***** Data provided *****

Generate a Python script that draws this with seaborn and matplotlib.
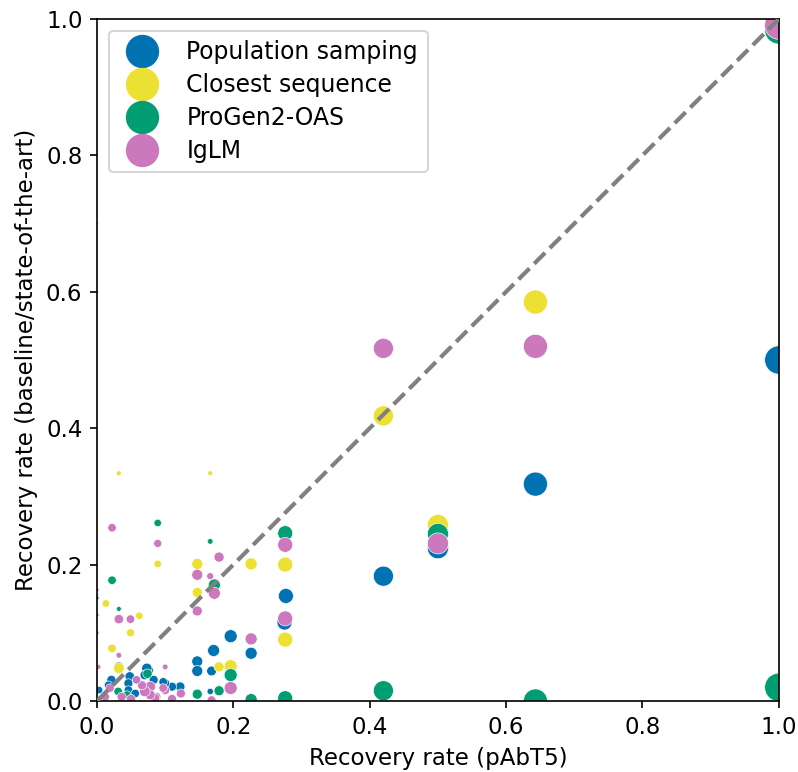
import numpy as np
import pandas as pd
import matplotlib
matplotlib.use("Agg")
import matplotlib.pyplot as plt
from matplotlib.lines import Line2D
import seaborn as sns

methods = ["Population samping", "Closest sequence", "ProGen2-OAS", "IgLM"]

# (x = pAbT5 recovery, y = other method recovery, w = relative weight -> marker area)
pop_x = [1.0, 0.643, 0.5, 0.42, 0.277, 0.275, 0.226, 0.196, 0.171, 0.147, 0.147, 0.168, 0.166,
         0.122, 0.11, 0.1, 0.097, 0.075, 0.073, 0.07, 0.083, 0.048, 0.046, 0.046, 0.056, 0.021,
         0.017, 0.003, 0.032, 0.0]
pop_y = [0.5, 0.318, 0.224, 0.183, 0.154, 0.115, 0.07, 0.095, 0.074, 0.058, 0.044, 0.044, 0.014,
         0.021, 0.021, 0.026, 0.028, 0.045, 0.048, 0.038, 0.031, 0.036, 0.026, 0.016, 0.011, 0.031,
         0.023, 0.016, 0.05, 0.155]
pop_w = [1.0, 0.72, 0.55, 0.5, 0.28, 0.28, 0.18, 0.21, 0.18, 0.15, 0.15, 0.12, 0.05,
         0.11, 0.1, 0.1, 0.09, 0.13, 0.13, 0.11, 0.1, 0.11, 0.1, 0.09, 0.09, 0.1,
         0.09, 0.07, 0.12, 0.01]

cs_x = [1.0, 0.643, 0.5, 0.42, 0.276, 0.276, 0.226, 0.196, 0.179, 0.172, 0.147, 0.147, 0.166,
        0.032, 0.089, 0.062, 0.049, 0.022, 0.013, 0.032, 0.0, 0.0, 0.0]
cs_y = [1.0, 0.585, 0.258, 0.418, 0.2, 0.09, 0.201, 0.051, 0.05, 0.16, 0.201, 0.159, 0.334,
        0.334, 0.201, 0.125, 0.1, 0.077, 0.143, 0.048, 0.666, 0.5, 0.25]
cs_w = [1.0, 0.72, 0.55, 0.5, 0.28, 0.28, 0.18, 0.21, 0.125, 0.18, 0.15, 0.125, 0.03,
        0.03, 0.07, 0.07, 0.08, 0.09, 0.07, 0.14, 0.01, 0.01, 0.01]

pg_x = [1.0, 1.0, 0.643, 0.5, 0.42, 0.276, 0.276, 0.226, 0.196, 0.179, 0.172, 0.166, 0.147,
        0.089, 0.022, 0.032, 0.074, 0.031, 0.044, 0.0, 0.0]
pg_y = [0.984, 0.02, 0.0, 0.245, 0.015, 0.246, 0.004, 0.002, 0.038, 0.015, 0.17, 0.234, 0.01,
        0.261, 0.177, 0.135, 0.04, 0.014, 0.009, 0.6, 0.151]
pg_w = [1.0, 1.0, 0.72, 0.55, 0.5, 0.28, 0.28, 0.18, 0.21, 0.125, 0.18, 0.04, 0.125,
        0.07, 0.09, 0.03, 0.11, 0.09, 0.08, 0.01, 0.02]

ig_x = [1.0, 0.643, 0.5, 0.42, 0.276, 0.276, 0.226, 0.196, 0.179, 0.172, 0.166, 0.147, 0.147,
        0.168, 0.123, 0.1, 0.1, 0.097, 0.089, 0.087, 0.085, 0.078, 0.078, 0.07, 0.066, 0.058,
        0.049, 0.032, 0.032, 0.022, 0.036, 0.019, 0.012, 0.05, 0.11, 0.002, 0.0, 0.0, 0.0, 0.0]
ig_y = [0.991, 0.52, 0.231, 0.517, 0.229, 0.121, 0.091, 0.019, 0.211, 0.158, 0.183, 0.185, 0.132,
        0.001, 0.011, 0.05, 0.016, 0.019, 0.231, 0.006, 0.004, 0.021, 0.009, 0.014, 0.023, 0.031,
        0.12, 0.12, 0.067, 0.254, 0.006, 0.019, 0.006, 0.003, 0.003, 0.05, 0.1, 0.126, 0.163, 0.7]
ig_w = [1.0, 0.72, 0.55, 0.5, 0.28, 0.28, 0.18, 0.21, 0.125, 0.18, 0.06, 0.15, 0.125,
        0.1, 0.1, 0.04, 0.1, 0.09, 0.08, 0.1, 0.11, 0.14, 0.12, 0.14, 0.1, 0.09,
        0.09, 0.11, 0.04, 0.09, 0.1, 0.09, 0.09, 0.1, 0.1, 0.03, 0.02, 0.02, 0.02, 0.01]

frames = []
for name, xs, ys, ws in zip(methods, [pop_x, cs_x, pg_x, ig_x], [pop_y, cs_y, pg_y, ig_y],
                            [pop_w, cs_w, pg_w, ig_w]):
    frames.append(pd.DataFrame({"pabt5": xs, "other": ys, "w": ws, "method": name}))
df = pd.concat(frames, ignore_index=True)

cb = sns.color_palette("colorblind")
colors = [cb[0], cb[8], cb[2], cb[4]]

plt.rcParams["font.size"] = 11
fig, ax = plt.subplots(figsize=(5.32, 5.1467), dpi=150)
fig.subplots_adjust(left=0.1216, right=0.976, top=0.9754, bottom=0.092)

sns.scatterplot(data=df, x="pabt5", y="other", hue="method", size="w", hue_order=methods,
                palette=colors, sizes=(0, 185), size_norm=(0, 1), linewidth=0.3,
                edgecolor="white", legend=False, ax=ax)
ax.plot([0, 1], [0, 1], ls="--", color="gray", lw=2, zorder=3)

ax.set_xlim(0, 1)
ax.set_ylim(0, 1)
ax.set_xlabel("Recovery rate (pAbT5)")
ax.set_ylabel("Recovery rate (baseline/state-of-the-art)")

handles = [Line2D([], [], marker="o", ls="", color=c, markersize=15, label=m)
           for c, m in zip(colors, methods)]
ax.legend(handles=handles, loc="upper left", fontsize=11.3, labelspacing=0.38,
          handletextpad=0.9)

fig.savefig("out.png", dpi=150)
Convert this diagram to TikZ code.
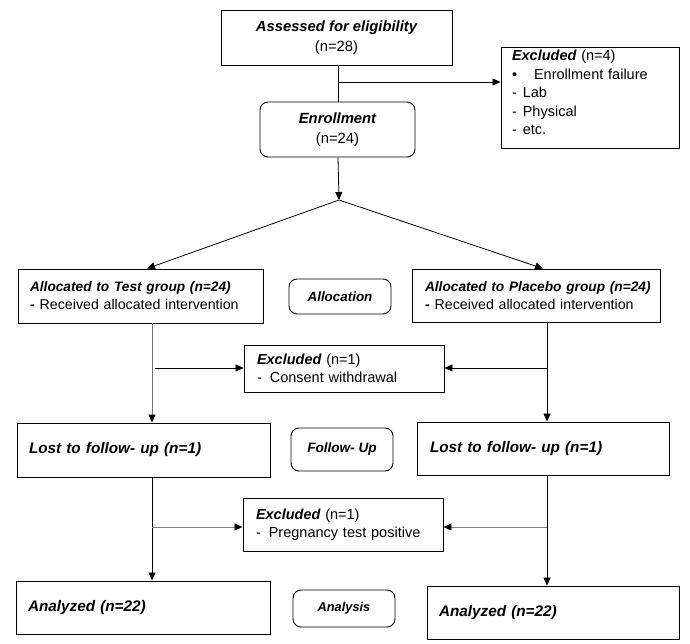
\documentclass[tikz,border=0pt]{standalone}
\usepackage{fontspec}
\setmainfont{Liberation Sans}
\usetikzlibrary{arrows.meta,calc}
\newcommand\fsz[2]{\fontsize{#1}{#2}\selectfont}
\newcommand\bfit{\bfseries\itshape}
\begin{document}
\begin{tikzpicture}[x=1pt,y=-1pt,
  lbox/.style={draw=black, line width=0.9pt, inner xsep=12pt, inner ysep=0pt, align=left},
  cbox/.style={draw=black, line width=0.9pt, inner sep=0pt, align=center},
  rbox/.style={cbox, rounded corners=8pt},
  ln/.style={line width=0.8pt, black},
  arr/.style={ln, -{Triangle[length=8pt,width=7pt]}},
  garr/.style={line width=0.8pt, draw=black!50, -{Triangle[length=8pt,width=7pt,color=black]}},
  garrv/.style={line width=0.8pt, draw=black!55, -{Triangle[length=8pt,width=7pt,color=black]}}
]
\useasboundingbox (0,0) rectangle (690,644);
\fill[white] (0,0) rectangle (690,644);

% top
\node[cbox, minimum width=231pt, minimum height=55pt, font=\fsz{14.8pt}{19.5pt}] (assess) at (336.5,37.5)
  {{\bfit Assessed for eligibility}\\ (n=28)};
\node[lbox, inner xsep=11pt, text width=156pt, minimum height=101pt, font=\fsz{14.5pt}{18.6pt}] (ex1) at (590,97.5)
  {\raisebox{5pt}[\height][\depth]{\parbox{156pt}{\raggedright
   {\bfit Excluded} (n=4)\\
   •\hspace{17pt}Enrollment failure\\
   -\hspace{6pt}Lab\\
   -\hspace{6pt}Physical\\
   -\hspace{6pt}etc.}}};
\node[rbox, minimum width=155pt, minimum height=55pt, font=\fsz{14.8pt}{19.5pt}] (enroll) at (337.5,129.5)
  {{\bfit Enrollment}\\ (n=24)};

% allocation row
\node[lbox, text width=221pt, minimum height=54pt, font=\fsz{14.2pt}{18pt}] (test) at (140.5,296)
  {\mbox{\bfit\fsz{13.7pt}{18pt}Allocated to Test group (n=24)}\\
   \textbf{-}\hspace{5pt}Received allocated intervention};
\node[rbox, minimum width=102pt, minimum height=35pt, font=\fsz{13.4pt}{16pt}\bfit] (alloc) at (340,296.5)
  {Allocation};
\node[lbox, inner xsep=13pt, text width=222pt, minimum height=53pt, font=\fsz{14.2pt}{18pt}] (plac) at (536,295.5)
  {\mbox{\bfit\fsz{13.7pt}{18pt}Allocated to Placebo group (n=24)}\\
   \textbf{-}\hspace{5pt}Received allocated intervention};

\node[lbox, inner xsep=13pt, text width=174pt, minimum height=47pt, font=\fsz{14.5pt}{18pt}] (ex2) at (344,368.5)
  {{\bfit Excluded} (n=1)\\
   -\hspace{8pt}Consent withdrawal};

% follow-up row
\node[lbox, text width=229pt, minimum height=54pt, font=\fsz{15.3pt}{18pt}\bfit] (lost1) at (143.5,450)
  {Lost to follow- up (n=1)};
\node[rbox, minimum width=102pt, minimum height=43pt, font=\fsz{13.6pt}{16pt}\bfit] (fu) at (342,449.5)
  {\raisebox{3pt}{Follow- Up}};
\node[lbox, inner xsep=13pt, text width=226pt, minimum height=53pt, font=\fsz{15.3pt}{18pt}\bfit] (lost2) at (543,448.5)
  {Lost to follow- up (n=1)};

\node[lbox, inner xsep=13pt, text width=174pt, minimum height=53pt, font=\fsz{14.5pt}{18.5pt}] (ex3) at (343,524.5)
  {{\bfit Excluded} (n=1)\\
   -\hspace{8pt}Pregnancy test positive};

% analysis row
\node[lbox, text width=230pt, minimum height=53pt, font=\fsz{15.3pt}{18pt}\bfit] (an1) at (143,607.5)
  {Analyzed (n=22)};
\node[rbox, minimum width=102pt, minimum height=37pt, font=\fsz{12.8pt}{16pt}\bfit] (anl) at (344,608.5)
  {Analysis};
\node[lbox, text width=228pt, minimum height=53pt, font=\fsz{15.3pt}{18pt}\bfit] (an2) at (553,612.5)
  {Analyzed (n=22)};

% helper coordinates
\coordinate (C) at (338,0);
\coordinate (j1) at (338,82);
\coordinate (split) at (339,200);
\coordinate (tl) at (147,0);
\coordinate (tr) at (543,0);
\coordinate (L) at (152,0);
\coordinate (R) at (547,0);
\coordinate (h1) at (155,368);
\coordinate (h2) at (547,368);
\coordinate (h3) at (152,527);
\coordinate (h4) at (547,527);

% connectors
\draw[ln] (assess.south -| C) -- (enroll.north -| C);
\draw[arr] (j1) -- (j1 -| ex1.west);
\draw[arr] (enroll.south -| C) -- (split);
\draw[arr] (split) -- (test.north -| tl);
\draw[arr] (split) -- (plac.north -| tr);

\draw[garrv] (test.south -| L) -- (lost1.north -| L);
\draw[arr] (h1) -- (h1 -| ex2.west);
\draw[arr] (plac.south -| R) -- (lost2.north -| R);
\draw[arr] (h2) -- (h2 -| ex2.east);

\draw[arr] (lost1.south -| L) -- (an1.north -| L);
\draw[garr] (h3) -- (h3 -| ex3.west);
\draw[arr] (lost2.south -| R) -- (an2.north -| R);
\draw[garr] (h4) -- (h4 -| ex3.east);
\end{tikzpicture}
\end{document}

*****

Given instruction: Search the listing above for the string "seaborn". Copy every line that contains it.

Problem solution:
Generate a Python script that draws this with seaborn and matplotlib.
import seaborn as sns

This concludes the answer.